Our first attempt to find it was less than successful.  Note:  do not trust GPS to get you to someplace like this.  The road the GPS directed us to led to an auto salvage yard that was blocked by a beat-up old junker.

We attempted to find another way back to the cemetery, and ended up on a dead-end road where several inquiries yielded nothing but blank looks.  The guy at the end of the road said his neighbor up the hill might know, and yelled up to him, but got no response.  He told us to drive on up the hill and ask J. R. if he knew where the cemetery was.

So, ignoring the "No Trespassing-Private Property" sign, we drove up the steep gravel driveway, Mom saying, "This is so West Virginia!  I love it!"  (She grew up in the southern part of the state, by the way, and so means that in the best way:  what she loves is the fact that folk knowledge trumps official knowledge every time in these situations.)

At the top of the hill, we all had some second thoughts when we saw the Confederate flag flying from J. R.'s porch.

As you can see, Pam and I threw our mother to the dogs (literally, as it turns out, as J. R. had a huge, enthusiastic dog named Bo who kept jumping on mom).   We stayed in the car, while she went out to do the talking.

This wasn't as mercenary as it sounds:  mom decided a number of years ago that one of the few perks of aging was the fact that she could do pretty much whatever she wanted, because "little old ladies" are essentially invisible in our culture.  Plus, she has good Southern manners and the ability to chat up anyone--qualities I sadly did not inherit.

J. R. actually turned out to be a friendly guy, but he had no idea where the cemetery was, either.  He said it was too bad we hadn't gotten there a year earlier, because his dad, who lived to be 99, would have known.

So, we drove on.  Bo escorted us down the driveway...and down the road...and then ran after the car once we were able to speed up and pass him.  The last we saw of him and J. R. was when we turned around to see J. R. chasing Bo down on his four-wheeler, trying to herd him off the road.

Astonishingly, all of this happened less than five miles from my house.  A reminder that this seemingly urbane college town is situated right smack in the middle of a very rural area.

Back at home, we looked the cemetery up on Google maps and got a very different set of directions--and ones that looked like they'd actually work.  So, on Monday morning, we set out again, and this time were able to find it.

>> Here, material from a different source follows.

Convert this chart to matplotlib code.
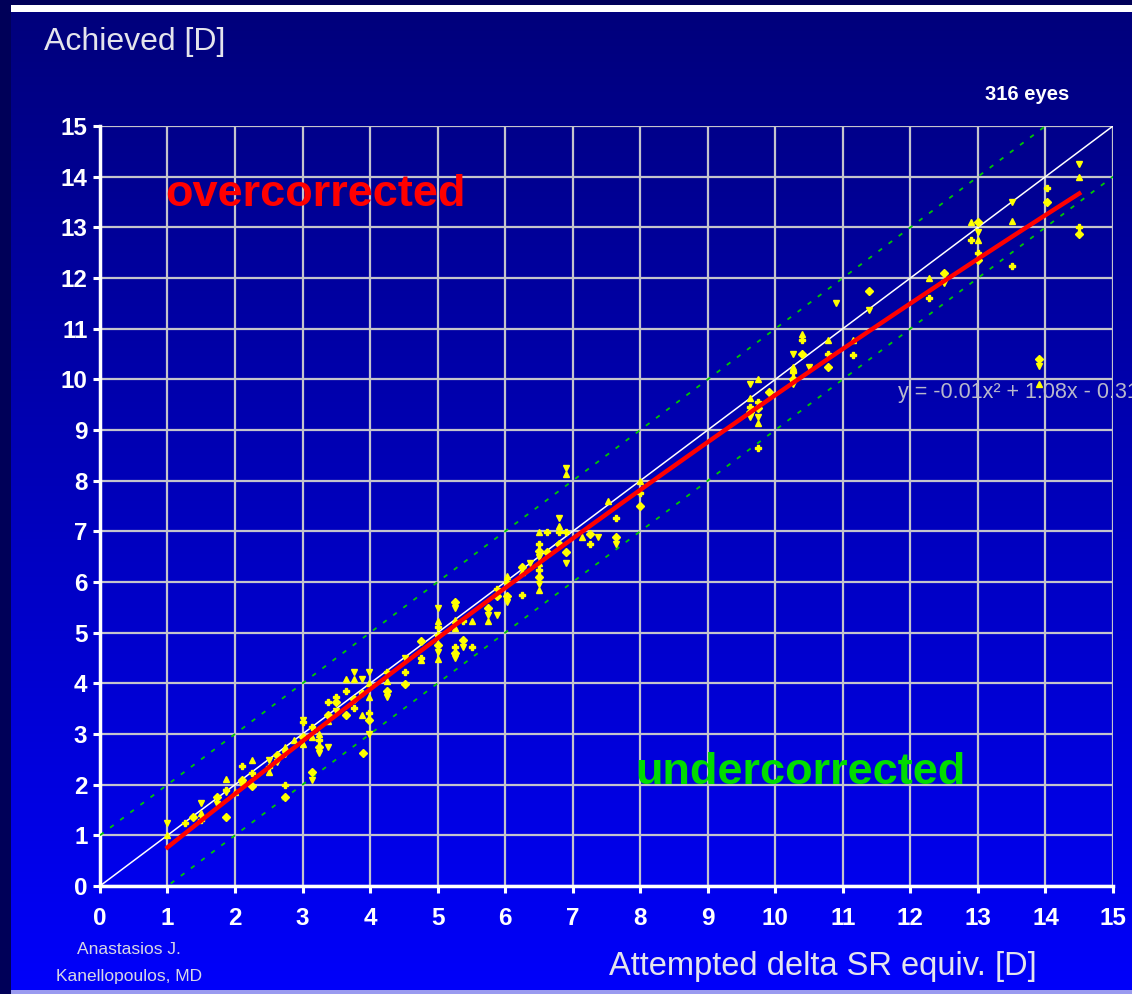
import numpy as np
import matplotlib
matplotlib.use("Agg")
from matplotlib import pyplot as plt
from matplotlib.colors import LinearSegmentedColormap
from matplotlib.patches import Rectangle

plt.rcParams["font.family"] = ["Liberation Sans", "DejaVu Sans"]

# attempted correction (columns) and achieved values
attempted_cols = [1.0, 1.26, 1.38, 1.5, 1.73, 1.87, 2.0, 2.1, 2.25, 2.5, 2.62, 2.74,
                  2.87, 3.0, 3.14, 3.25, 3.38, 3.5, 3.64, 3.76, 3.88, 3.9, 3.98,
                  4.25, 4.52, 4.76, 5.0, 5.26, 5.38, 5.51, 5.75, 5.88, 6.03, 6.25,
                  6.37, 6.5, 6.62, 6.79, 6.9, 7.14, 7.25, 7.38, 7.52, 7.64, 8.0,
                  9.63, 9.75, 9.9, 10.26, 10.4, 10.5, 10.78, 10.9, 11.15, 11.38,
                  12.28, 12.5, 12.9, 13.0, 13.5, 13.9, 14.03, 14.49]
achieved_cols = [
    [1.24, 1.0], [1.24], [1.36], [1.64, 1.44, 1.3], [1.76, 1.62],
    [2.11, 1.9, 1.36, 1.86], [1.86], [2.37, 2.09, 2.0], [2.49, 2.23, 1.97],
    [2.49, 2.25, 2.35], [2.58, 2.45], [2.75, 2.0, 1.76, 2.6], [2.88],
    [3.24, 2.95, 3.28, 2.8], [3.14, 2.25, 2.1, 2.95], [2.88, 2.75, 2.62, 3.0],
    [3.63, 3.37, 2.75, 3.25], [3.73, 3.63, 3.45], [4.08, 3.85, 3.37],
    [4.22, 4.08, 3.51, 3.7], [4.08, 3.37, 3.8], [2.62],
    [4.22, 3.73, 3.41, 3.28, 3.0, 4.0], [4.22, 3.85, 3.73, 4.05],
    [4.22, 3.99, 4.5], [4.46, 4.5, 4.83],
    [5.49, 5.23, 5.11, 4.76, 4.62, 4.48, 4.95],
    [5.6, 5.49, 5.1, 4.72, 4.6, 4.5, 5.25], [5.23, 4.85, 4.72], [5.23, 4.72],
    [5.49, 5.35, 5.23], [5.86, 5.72, 5.35], [6.12, 6.0, 5.73, 5.6],
    [6.2, 5.74, 6.3], [6.37],
    [6.98, 6.75, 6.61, 6.5, 6.37, 6.24, 6.1, 5.97, 5.84], [6.98, 6.6],
    [7.26, 7.1, 6.98, 6.75], [8.25, 8.13, 6.98, 6.6, 6.37], [6.89],
    [6.75, 6.95], [6.89], [7.6], [7.26, 6.89, 6.75], [8.0, 7.75, 7.5],
    [9.9, 9.63, 9.45, 9.35, 9.26], [10.0, 9.55, 9.43, 9.26, 9.13, 8.65], [9.75],
    [10.5, 10.25, 10.15, 10.0, 9.9], [10.9, 10.78, 10.5], [10.25],
    [10.78, 10.5, 10.25], [11.5], [10.78, 10.48], [11.74, 11.37],
    [12.0, 11.6], [12.1, 11.9], [13.1, 12.75], [13.1, 12.9, 12.75, 12.5, 12.35],
    [13.5, 13.12, 12.24], [10.4, 10.26, 9.9], [13.78, 13.5],
    [14.25, 14.0, 13.0, 12.87]]

fit_coef = [-0.008, 1.08, -0.31]   # shown rounded as -0.01x2 + 1.08x - 0.31
fit_range = [1.0, 14.5]
ticks = list(range(16))

attempted = np.concatenate([[a] * len(v) for a, v in zip(attempted_cols, achieved_cols)])
achieved = np.concatenate(achieved_cols)

fig = plt.figure(figsize=(11.32, 9.94), dpi=100, facecolor="#000058")

# slide background: white strip and blue gradient panel
bg = fig.add_axes([0, 0, 1, 1])
bg.axis("off")
grad = LinearSegmentedColormap.from_list("slide", ["#00007c", "#0000fa"])
bg.imshow(np.linspace(0, 1, 256).reshape(-1, 1), cmap=grad, aspect="auto",
          extent=[11, 1132, 990, 12])
bg.add_patch(Rectangle((11, 5), 1121, 7, color="white", lw=0))
bg.add_patch(Rectangle((11, 990), 1121, 4, color="#9a9af0", lw=0))
bg.set_xlim(0, 1132)
bg.set_ylim(994, 0)

ax = fig.add_axes([0.0883, 0.1087, 0.8949, 0.7645])
ax.set_facecolor("none")
ax.set_xlim(0, 15)
ax.set_ylim(0, 15)
ax.set_xticks(ticks)
ax.set_yticks(ticks)
ax.set_axisbelow(True)
ax.grid(True, color="#c4c4cc", lw=1.6)
for s in ["top", "right"]:
    ax.spines[s].set_visible(False)
for s in ["left", "bottom"]:
    ax.spines[s].set_color("white")
    ax.spines[s].set_linewidth(2.5)
ax.tick_params(direction="out", length=5, width=2.2, color="white",
               labelcolor="white", labelsize=17.5)
ax.tick_params(axis="x", pad=10)
ax.tick_params(axis="y", pad=4)
for lbl in ax.get_xticklabels() + ax.get_yticklabels():
    lbl.set_fontweight("bold")

lim = np.array([0, 15])
ax.plot(lim, lim, color="white", lw=1.1, zorder=3)
ax.plot(lim, lim + 1, color="#00c800", lw=1.3, ls=(0, (2.5, 4.5)), zorder=3)
ax.plot(lim, lim - 1, color="#00c800", lw=1.3, ls=(0, (2.5, 4.5)), zorder=3)

markers = ["v", "^", "P", "D"]
for i, m in enumerate(markers):
    ax.plot(attempted[i::4], achieved[i::4], ls="none", marker=m, ms=5 if m != "D" else 4,
            color="#ffff00", mec="#ffff00", zorder=4, clip_on=False)

xf = np.linspace(fit_range[0], fit_range[1], 200)
ax.plot(xf, np.polyval(fit_coef, xf), color="#ff0000", lw=3.2, zorder=5)

ax.text(0.96, 13.64, "overcorrected", color="#ff0000", fontsize=32.5,
        fontweight="bold", va="center", ha="left")
ax.text(7.93, 2.23, "undercorrected", color="#00dc00", fontsize=32.5,
        fontweight="bold", va="center", ha="left")
ax.text(11.82, 9.75, "y = -0.01x\u00b2 + 1.08x - 0.31", color="#b8b8cc",
        fontsize=15.5, va="center", ha="left", clip_on=False)

fig.text(44 / 1132, 1 - 42 / 994, "Achieved [D]", color="#e4e4ec", fontsize=23,
         ha="left", va="center")
fig.text(823 / 1132, 1 - 966 / 994, "Attempted delta SR equiv. [D]", color="#e4e4ec",
         fontsize=23.5, ha="center", va="center")
fig.text(1027 / 1132, 1 - 95 / 994, "316 eyes", color="white", fontsize=14.5,
         fontweight="bold", ha="center", va="center")
fig.text(129 / 1132, 1 - 949 / 994, "Anastasios J.", color="#d8d8e4", fontsize=12.5,
         ha="center", va="center")
fig.text(129 / 1132, 1 - 976 / 994, "Kanellopoulos, MD", color="#d8d8e4",
         fontsize=12.5, ha="center", va="center")

fig.savefig("out.png", dpi=100, facecolor=fig.get_facecolor())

As you can see, the Burnt Meeting House cemetery has been in existence for 250 years.  With a little hunting, we were able to find the grave of John Lough, my great-times-three-or-four grandfather.

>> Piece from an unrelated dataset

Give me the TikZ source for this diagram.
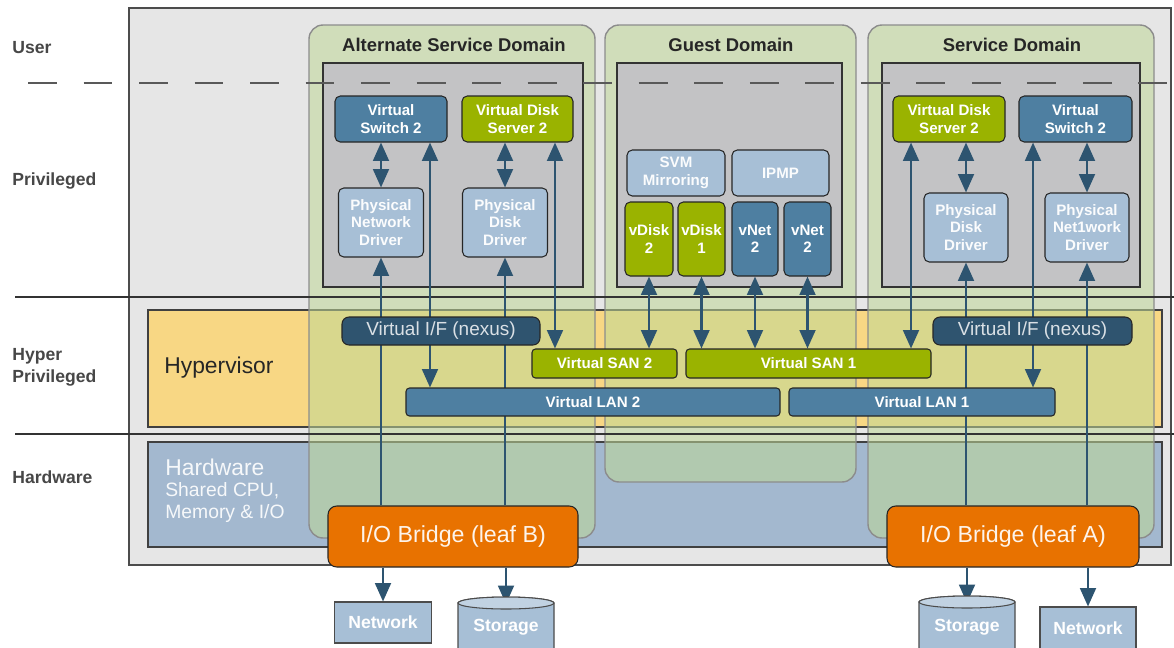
\documentclass[tikz,border=0pt]{standalone}
\usepackage{fontspec}
\setmainfont{Liberation Sans}
\usetikzlibrary{arrows.meta}
\definecolor{panelgray}{HTML}{E6E6E6}
\definecolor{hypyel}{HTML}{F8D784}
\definecolor{hwblue}{HTML}{A3B8CF}
\definecolor{domgreen}{RGB}{190,215,150}
\definecolor{innergray}{HTML}{C3C3C5}
\definecolor{vblue}{HTML}{4E7FA1}
\definecolor{nexblue}{HTML}{2F546F}
\definecolor{vgreen}{HTML}{9AB300}
\definecolor{lblue}{HTML}{A7BFD6}
\definecolor{orng}{HTML}{E87200}
\definecolor{arrblue}{HTML}{2D5470}
\pgfdeclarelayer{bgl}
\pgfdeclarelayer{midl}
\pgfsetlayers{bgl,midl,main}
\begin{document}
\begin{tikzpicture}[x=0.02cm,y=-0.02cm,
  wh/.style 2 args={minimum width=#1*0.02cm, minimum height=#2*0.02cm},
  box/.style={draw=black!85, line width=0.6pt, rounded corners=3pt, inner sep=0pt, align=center, text=white, font=\fontsize{8.6}{10}\selectfont\bfseries},
  bluebox/.style={box, fill=vblue},
  greenbox/.style={box, fill=vgreen},
  lightbox/.style={box, fill=lblue, text=white!96!lblue},
  nexbox/.style={box, fill=nexblue, rounded corners=4pt, text=white!82!nexblue, font=\fontsize{10.8}{12}\selectfont},
  barblue/.style={box, fill=vblue, rounded corners=2pt},
  bargreen/.style={box, fill=vgreen, rounded corners=2pt},
  bridge/.style={box, fill=orng, rounded corners=5pt, font=\fontsize{13.2}{15}\selectfont, text=white!92!orng},
  devbox/.style={draw=black!70, line width=0.6pt, fill=lblue, text=white, inner sep=0pt, font=\fontsize{10}{12}\selectfont\bfseries},
  cylbody/.style={draw=black!70, line width=0.6pt, fill=lblue},
  cyltop/.style={draw=black!70, line width=0.6pt, fill=lblue!70!white},
  stortext/.style={text=white, inner sep=0pt, font=\fontsize{10}{12}\selectfont\bfseries},
  dombox/.style={draw=black!45, line width=0.8pt, fill=domgreen, fill opacity=0.55, rounded corners=8pt},
  innerbox/.style={draw=black!80, line width=0.7pt, fill=innergray},
  title/.style={font=\fontsize{10.5}{12}\selectfont\bfseries, text=black!85},
  lab/.style={font=\fontsize{10}{12.5}\selectfont\bfseries, text=black!72, anchor=west, align=left, inner sep=0pt},
  tip/.tip={Triangle[width=9pt,length=10.5pt]},
  arr/.style={draw=arrblue, line width=1.4pt, -tip},
  darr/.style={draw=arrblue, line width=1.4pt, tip-tip},
]
\useasboundingbox (0,0) rectangle (1174,647);
\begin{pgfonlayer}{bgl}
\fill[white] (0,0) rectangle (1174,647);
\draw[draw=black!70, fill=panelgray, line width=0.7pt] (129,8) rectangle (1171,565);
\draw[fill=hypyel, draw=black!75, line width=0.7pt] (148,310) rectangle (1162,427);
\draw[fill=hwblue, draw=black!75, line width=0.7pt] (148,442) rectangle (1162,547);
\draw[dombox] (309,25) rectangle (595,538);
\draw[dombox] (605,25) rectangle (856,482);
\draw[dombox] (868,25) rectangle (1154,538);
\draw[black!80, line width=0.7pt] (15,297) -- (1174,297);
\draw[black!80, line width=0.7pt] (15,434) -- (1174,434);
\draw[innerbox] (323,63) rectangle (583,287);
\draw[innerbox] (617,63) rectangle (842,287);
\draw[innerbox] (882,63) rectangle (1140,287);
\draw[black!65, line width=1.1pt, dash pattern=on 16.44pt off 15.16pt] (28,83) -- (1174,83);
\end{pgfonlayer}

% left labels
\node[lab] (lUser) at (12,48) {User};
\node[lab] (lPriv) at (12,181) {Privileged};
\node[lab] (lHyp) at (12,367) {Hyper\\Privileged};
\node[lab] (lHw) at (12,477) {Hardware};

\node[anchor=west, inner sep=0pt, font=\fontsize{13}{15}\selectfont, text=black!85] (hyp) at (164,368) {Hypervisor};
\node[anchor=west, inner sep=0pt, font=\fontsize{13}{15}\selectfont, text=white!90!hwblue] (hw1) at (165,467) {Hardware};
\node[anchor=west, inner sep=0pt, font=\fontsize{11}{13}\selectfont, text=white!90!hwblue] (hw2) at (165,491) {Shared CPU,};
\node[anchor=west, inner sep=0pt, font=\fontsize{11}{13}\selectfont, text=white!90!hwblue] (hw3) at (165,513) {Memory \& I/O};

% titles
\node[title] (tAlt) at (454,45) {Alternate Service Domain};
\node[title] (tGuest) at (731,45) {Guest Domain};
\node[title] (tServ) at (1012,45) {Service Domain};

% alternate service domain
\node[bluebox, wh={112}{46}] (vswA) at (391,119) {Virtual\\Switch 2};
\node[greenbox, wh={111}{46}] (vdsA) at (517.5,119) {Virtual Disk\\Server 2};
\node[lightbox, wh={85}{69}] (pndA) at (381,222.5) {Physical\\Network\\Driver};
\node[lightbox, wh={85}{69}] (pddA) at (505,222.5) {Physical\\Disk\\Driver};

% guest domain
\node[lightbox, wh={98}{46}] (svm) at (676,173) {SVM\\Mirroring};
\node[lightbox, wh={97}{46}] (ipmp) at (780.5,173) {IPMP};
\node[greenbox, wh={48}{74}] (vd2) at (649,239) {vDisk\\2};
\node[greenbox, wh={47}{74}] (vd1) at (701.5,239) {vDisk\\1};
\node[bluebox, wh={46}{74}] (vn2a) at (755,239) {vNet\\2};
\node[bluebox, wh={47}{74}] (vn2b) at (807.5,239) {vNet\\2};

% service domain
\node[greenbox, wh={112}{46}] (vdsS) at (949,119) {Virtual Disk\\Server 2};
\node[bluebox, wh={113}{46}] (vswS) at (1075.5,119) {Virtual\\Switch 2};
\node[lightbox, wh={84}{69}] (pddS) at (966,227.5) {Physical\\Disk\\Driver};
\node[lightbox, wh={84}{69}] (pnetS) at (1087,227.5) {Physical\\Net1work\\Driver};

% hypervisor level
\node[nexbox, wh={198}{28}] (nexA) at (441,331) {Virtual I/F (nexus)};
\node[nexbox, wh={199}{28}] (nexS) at (1032.5,331) {Virtual I/F (nexus)};
\node[bargreen, wh={145}{29}] (san2) at (604.5,363.5) {Virtual SAN 2};
\node[bargreen, wh={245}{29}] (san1) at (808.5,363.5) {Virtual SAN 1};
\node[barblue, wh={374}{28}] (vlan2) at (593,402) {Virtual LAN 2};
\node[barblue, wh={266}{28}] (vlan1) at (922,402) {Virtual LAN 1};

% bridges
\node[bridge, wh={250}{61}] (brB) at (453,536.5) {I/O Bridge (leaf B)};
\node[bridge, wh={252}{61}] (brA) at (1013,536.5) {I/O Bridge (leaf A)};

% devices
\node[devbox, wh={97}{41}] (netB) at (383,622.5) {Network};
\node[devbox, wh={96}{42}] (netA) at (1088,628) {Network};
\path[cylbody] (458,603) -- (458,670) -- (554,670) -- (554,603) arc[start angle=0, end angle=180, x radius=0.96cm, y radius=0.12cm] -- cycle;
\draw[cyltop] (506,603) ellipse [x radius=0.96cm, y radius=0.12cm];
\node[stortext] (stoB) at (506,627) {Storage};
\coordinate (stoBtop) at (506,604);
\path[cylbody] (919,602) -- (919,670) -- (1015,670) -- (1015,602) arc[start angle=0, end angle=180, x radius=0.96cm, y radius=0.12cm] -- cycle;
\draw[cyltop] (967,602) ellipse [x radius=0.96cm, y radius=0.12cm];
\node[stortext] (stoA) at (967,627) {Storage};
\coordinate (stoAtop) at (967,603);

\begin{pgfonlayer}{midl}
% alternate
\draw[darr] (vswA.south -| pndA.north) -- (pndA.north);
\draw[darr] ([xshift=0.78cm]vswA.south) -- ([xshift=0.78cm]vswA.south |- vlan2.north);
\draw[darr] (vdsA.south -| pddA.north) -- (pddA.north);
\draw[darr] ([xshift=0.75cm]vdsA.south) -- ([xshift=0.75cm]vdsA.south |- san2.north);
\draw[arr] (brB.north -| pndA.south) -- (pndA.south);
\draw[arr] (brB.north -| pddA.south) -- (pddA.south);
% guest
\draw[darr] (vd2.south) -- (vd2.south |- san2.north);
\draw[darr] (vd1.south) -- (vd1.south |- san1.north);
\draw[darr] (vn2a.south) -- (vn2a.south |- san1.north);
\draw[darr] (vn2b.south) -- (vn2b.south |- san1.north);
% service
\draw[darr] (vdsS.south -| pddS.north) -- (pddS.north);
\draw[darr] (vswS.south -| pnetS.north) -- (pnetS.north);
\draw[darr] ([xshift=-0.76cm]vdsS.south) -- ([xshift=-0.76cm]vdsS.south |- san1.north);
\draw[darr] ([xshift=-0.85cm]vswS.south) -- ([xshift=-0.85cm]vswS.south |- vlan1.north);
\draw[arr] (brA.north -| pddS.south) -- (pddS.south);
\draw[arr] (brA.north -| pnetS.south) -- (pnetS.south);
% to devices
\draw[arr] (brB.south -| netB.north) -- (netB.north);
\draw[arr] (brB.south -| stoBtop) -- (stoBtop);
\draw[arr] (brA.south -| stoAtop) -- (stoAtop);
\draw[arr] (brA.south -| netA.north) -- (netA.north);
\end{pgfonlayer}
\end{tikzpicture}
\end{document}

His stone is very elaborate, and features the following sobering inscription:
Behold me now, though soon forgot
I have past the vale which you have not.
Remember friend, you are born to die
And turn to dust as well as I.
There were several other very old headstones in the same part of the cemetery:  this one, for John's wife, Anna, is interesting because the carver made no attempt to line out the inscription, but simply started a new line in the middle of words when he ran out of room.

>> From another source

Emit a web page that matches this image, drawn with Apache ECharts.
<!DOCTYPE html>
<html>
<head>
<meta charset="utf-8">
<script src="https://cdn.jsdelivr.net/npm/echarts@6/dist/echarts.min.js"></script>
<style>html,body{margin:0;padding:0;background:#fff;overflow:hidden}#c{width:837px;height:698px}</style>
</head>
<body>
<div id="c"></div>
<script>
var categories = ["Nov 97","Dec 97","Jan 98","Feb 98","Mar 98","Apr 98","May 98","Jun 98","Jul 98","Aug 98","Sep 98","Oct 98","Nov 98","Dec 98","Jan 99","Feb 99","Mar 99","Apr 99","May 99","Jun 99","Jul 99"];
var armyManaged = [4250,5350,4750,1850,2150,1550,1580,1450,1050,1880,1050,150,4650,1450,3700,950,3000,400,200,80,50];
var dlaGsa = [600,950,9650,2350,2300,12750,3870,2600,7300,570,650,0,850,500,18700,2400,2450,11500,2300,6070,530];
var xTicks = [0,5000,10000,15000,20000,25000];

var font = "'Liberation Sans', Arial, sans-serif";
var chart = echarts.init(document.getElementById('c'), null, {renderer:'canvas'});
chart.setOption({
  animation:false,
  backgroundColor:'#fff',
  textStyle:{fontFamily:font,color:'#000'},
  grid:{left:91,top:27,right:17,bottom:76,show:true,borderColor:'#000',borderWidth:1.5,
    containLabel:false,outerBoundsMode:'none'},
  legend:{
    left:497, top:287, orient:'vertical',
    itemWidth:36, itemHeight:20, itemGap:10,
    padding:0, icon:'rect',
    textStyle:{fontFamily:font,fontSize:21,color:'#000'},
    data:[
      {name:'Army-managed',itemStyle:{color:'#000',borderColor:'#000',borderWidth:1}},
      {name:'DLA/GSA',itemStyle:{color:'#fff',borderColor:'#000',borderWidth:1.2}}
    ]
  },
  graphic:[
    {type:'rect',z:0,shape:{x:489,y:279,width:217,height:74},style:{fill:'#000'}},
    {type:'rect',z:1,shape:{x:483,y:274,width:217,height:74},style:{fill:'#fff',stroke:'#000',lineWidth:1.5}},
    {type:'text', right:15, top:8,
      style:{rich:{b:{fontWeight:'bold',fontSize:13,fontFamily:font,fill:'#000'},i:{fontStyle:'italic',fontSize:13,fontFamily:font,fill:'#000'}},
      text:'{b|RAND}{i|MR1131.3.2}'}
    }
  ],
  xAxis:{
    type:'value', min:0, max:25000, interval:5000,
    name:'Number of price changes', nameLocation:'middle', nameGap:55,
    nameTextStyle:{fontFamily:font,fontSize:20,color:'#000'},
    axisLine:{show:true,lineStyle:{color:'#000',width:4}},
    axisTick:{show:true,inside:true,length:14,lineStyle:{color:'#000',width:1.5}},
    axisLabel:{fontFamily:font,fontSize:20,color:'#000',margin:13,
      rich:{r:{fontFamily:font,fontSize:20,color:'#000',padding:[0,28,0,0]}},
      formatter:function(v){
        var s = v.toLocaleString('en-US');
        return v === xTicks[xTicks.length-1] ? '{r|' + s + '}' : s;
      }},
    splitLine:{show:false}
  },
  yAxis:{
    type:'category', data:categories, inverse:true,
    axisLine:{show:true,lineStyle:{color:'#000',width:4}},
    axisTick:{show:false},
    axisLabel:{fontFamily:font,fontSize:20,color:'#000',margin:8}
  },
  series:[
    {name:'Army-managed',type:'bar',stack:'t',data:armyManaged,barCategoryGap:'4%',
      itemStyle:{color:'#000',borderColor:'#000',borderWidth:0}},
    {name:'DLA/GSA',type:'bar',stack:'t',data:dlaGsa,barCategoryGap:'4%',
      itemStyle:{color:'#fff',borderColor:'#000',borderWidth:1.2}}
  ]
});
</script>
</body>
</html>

This one is simply a rough piece of rock, carved by hand:

Contrast those with these more modern monuments in the cemetery.  This one has a statue of the Buddha propped up in front of it (I'd really like to know the story here):

And this one exemplifies the contemporary trend for monuments to celebrate the individuality of the people they commemorate.  It's worth clicking on the photo for a larger view, so you can see the detail.  I especially like the fact that the couple is pictured sitting in a swing on the left-hand side, and are also pictured in a photograph with their wedding date in the center of the stone.

Frankly, I can't think of anything that shows how radically different our sense of self is now than it was when this cemetery was first established.  John Lough used his headstone to remind us of the vanity of individuality by emphasizing the fact that we'll all be dust one day.  The Maxwells' monument seems to be an attempt to freeze that individuality for eternity. 

All I know is, Memorial Day felt ritually complete to me today after we left the cemetery.  It took me thirty years, but I think I finally understand why these visits matter.